The Clumpany hears terrible news of large numbers of Scottish sports journalists being hospitalised this afternoon after they followed the excellent live tweeting of the Craig Whyte case from @JamesDoleman.
As you doubtless saw, there was a lot of questioning and evidence in relation to
- the problems which beset the club in 2010, 11, and 12
- the financial difficulties of the club
- HMRC serving tax bills on the club
- the bank wanting its loan to the club repaid
- the club having to make repairs to the stadium
- the search for a buyer of the club
- the various shareholdings in the club
- the players employed by the club
- the directors of the club
- a threat to the very survival of the club
- etc etc etc.
Apparently this was all too much for most of the press pack, who started shouting at their Twitter feeds that “It was the holding company that dealt with all that!

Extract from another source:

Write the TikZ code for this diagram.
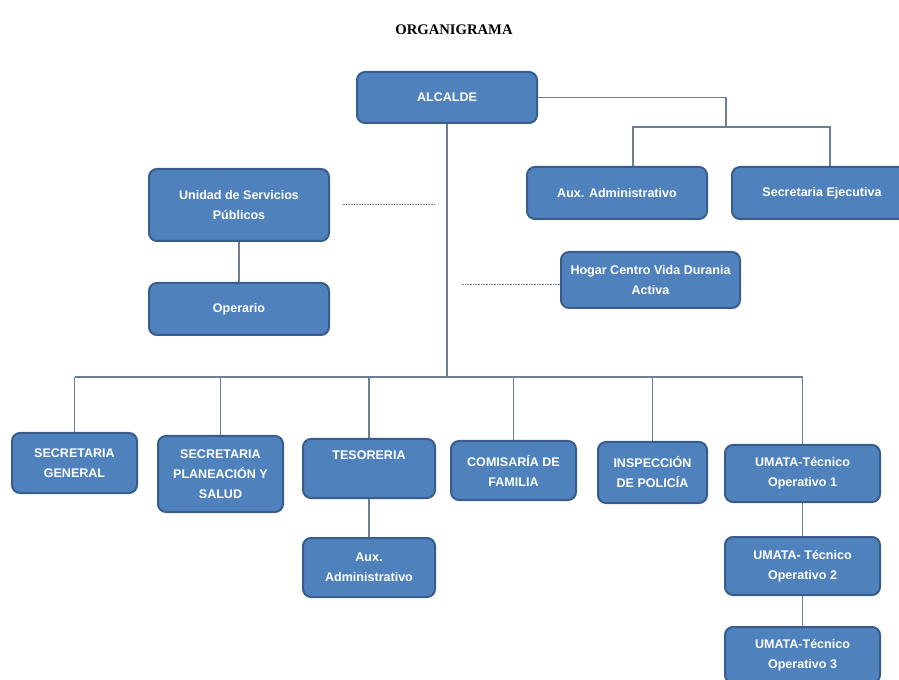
\documentclass[tikz,border=0pt]{standalone}
\usepackage{fontspec}
\setmainfont{Liberation Serif}
\setsansfont{Liberation Sans}
\usetikzlibrary{positioning}
\definecolor{boxfill}{RGB}{79,129,189}
\definecolor{boxline}{RGB}{56,93,138}
\definecolor{linkcolor}{RGB}{110,126,146}
\tikzset{
  unitbox/.style={
    draw=boxline,
    fill=boxfill,
    line width=1.5pt,
    rounded corners=6pt,
    text=white,
    align=center,
    inner sep=2pt,
    font=\sffamily\bfseries\fontsize{9.4}{15}\selectfont
  },
  link/.style={linkcolor, line width=0.8pt},
  dotlink/.style={
    linkcolor,
    line width=0.6pt,
    dash pattern=on 1.2pt off 0.8pt
  }
}

\begin{document}
\begin{tikzpicture}[x=0.75pt, y=-0.75pt]

  \useasboundingbox (0,0) rectangle (899,680);

  % Title.
  \node[font=\bfseries\fontsize{11}{13}\selectfont] (title) at (454,30)
    {ORGANIGRAMA};

  % Head of the chart and its direct staff.
  \node[unitbox, minimum width=135pt, minimum height=38.25pt]
    (alcalde) at (447,97.5) {ALCALDE};
  \node[unitbox, minimum width=135pt, minimum height=39pt]
    (auxadm) at (617,193) {Aux. Administrativo};
  \node[unitbox, minimum width=135pt, minimum height=39pt]
    (secej) at (822,193) {Secretaria Ejecutiva};

  % Side units.
  \node[unitbox, minimum width=135pt, minimum height=54pt]
    (unidad) at (239,205) {Unidad de Servicios\\Públicos};
  \node[unitbox, minimum width=135pt, minimum height=39pt]
    (operario) at (239,309) {Operario};
  \node[unitbox, minimum width=134.25pt, minimum height=42pt]
    (hogar) at (650.5,280) {Hogar Centro Vida Durania\\Activa};

  % Lower row of offices.
  \node[unitbox, minimum width=93.75pt, minimum height=45pt]
    (secgen) at (74.5,463) {SECRETARIA\\GENERAL};
  \node[unitbox, minimum width=93.75pt, minimum height=57pt]
    (secplan) at (220.5,474) {SECRETARIA\\PLANEACIÓN Y\\SALUD};
  \node[unitbox, minimum width=99pt, minimum height=44.25pt]
    (tesoreria) at (369,468.5) {TESORERIA\\\strut};
  \node[unitbox, minimum width=93.75pt, minimum height=44.25pt]
    (comisaria) at (513.5,470.5) {COMISARÍA DE\\FAMILIA};
  \node[unitbox, minimum width=81.75pt, minimum height=45.75pt]
    (inspeccion) at (652.5,472.5) {INSPECCIÓN\\DE POLICÍA};
  \node[unitbox, minimum width=116.25pt, minimum height=42.75pt]
    (umata1) at (802.5,473.5) {UMATA-Técnico\\Operativo 1};

  % Dependants of the lower row.
  \node[unitbox, minimum width=99pt, minimum height=44.25pt]
    (auxtes) at (369,567.5) {Aux.\\Administrativo};
  \node[unitbox, minimum width=116.25pt, minimum height=43.5pt]
    (umata2) at (802.5,566) {UMATA- Técnico\\Operativo 2};
  \node[unitbox, minimum width=116.25pt, minimum height=42pt]
    (umata3) at (802.5,655) {UMATA-Técnico\\Operativo 3};

  % Junction points of the connectors.
  \coordinate (bus) at (448,377);
  \coordinate (split) at (726,127);
  \coordinate (dotA) at (343,204);
  \coordinate (dotB) at (435,204);
  \coordinate (dotC) at (462,284);

  % Branch to the direct staff.
  \draw[link] (alcalde.east) -| (split);
  \draw[link] ([xshift=12pt]auxadm.north) |- (split)
    -| ([xshift=6pt]secej.north);

  % Trunk and bus to the lower row.
  \draw[link] (alcalde.south) -- (alcalde.south |- bus);
  \draw[link] (secgen.north |- bus) -- (umata1.north |- bus);
  \draw[link] (secgen.north |- bus) -- (secgen.north);
  \draw[link] (secplan.north |- bus) -- (secplan.north);
  \draw[link] (tesoreria.north |- bus) -- (tesoreria.north);
  \draw[link] (comisaria.north |- bus) -- (comisaria.north);
  \draw[link] (inspeccion.north |- bus) -- (inspeccion.north);
  \draw[link] (umata1.north |- bus) -- (umata1.north);

  % Vertical chains.
  \draw[link] (unidad) -- (operario);
  \draw[link] (tesoreria) -- (auxtes);
  \draw[link] (umata1) -- (umata2);
  \draw[link] (umata2) -- (umata3);

  % Dotted coordination lines.
  \draw[dotlink] (dotA) -- (dotB);
  \draw[dotlink] (dotC) -- (dotC -| hogar.west);

\end{tikzpicture}
\end{document}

The club was always fine”.
A few phone calls were made to Chris McLaughlin seeking reassurance that Neil Doncaster would always be happy to answer a softball question about any old reconstituted footballing outfit still being the ‘same club’. 😉
However, as the references to the club continued to be made in court, the tears started to flow. It was truly traumatic for the eyes of the mainstream media’s finest to be confronted with information which simply did not compute with their carefully constructed myths about what actually happened to the late Rangers Football Club.
One hack even felt the need to register his dismay by drawing a picture of an engine room subsidiary with the snot which came dripping from his nose, while another got on the phone to the Advertising Standards Agency and demanded that they send Special Forces into the High Court proceedings to put a stop to these “reckless club references”.
But still the clubbing didn’t stop, and it wasn’t long before folk started collapsing faster than Rangers did on liquidation day. Ambulances were called and many of the media are now in hospital receiving treatment to soothe their pains. If you wish to visit them, I suggest using the lift and pressing the button for Level 5. You will find them connected to a drip which provides intravenous revisionist pish.
Despite the excellence of the medical treatment being received by the hacks, The Clumpany is afraid that the prognosis for a full reintegration back into liquidation-acknowledging society is not good.
I understand that flowers and grapes are welcome on the ward, but copies of Phil Mac Giolla Bhain’s ‘Downfall’ most certainly aren’t.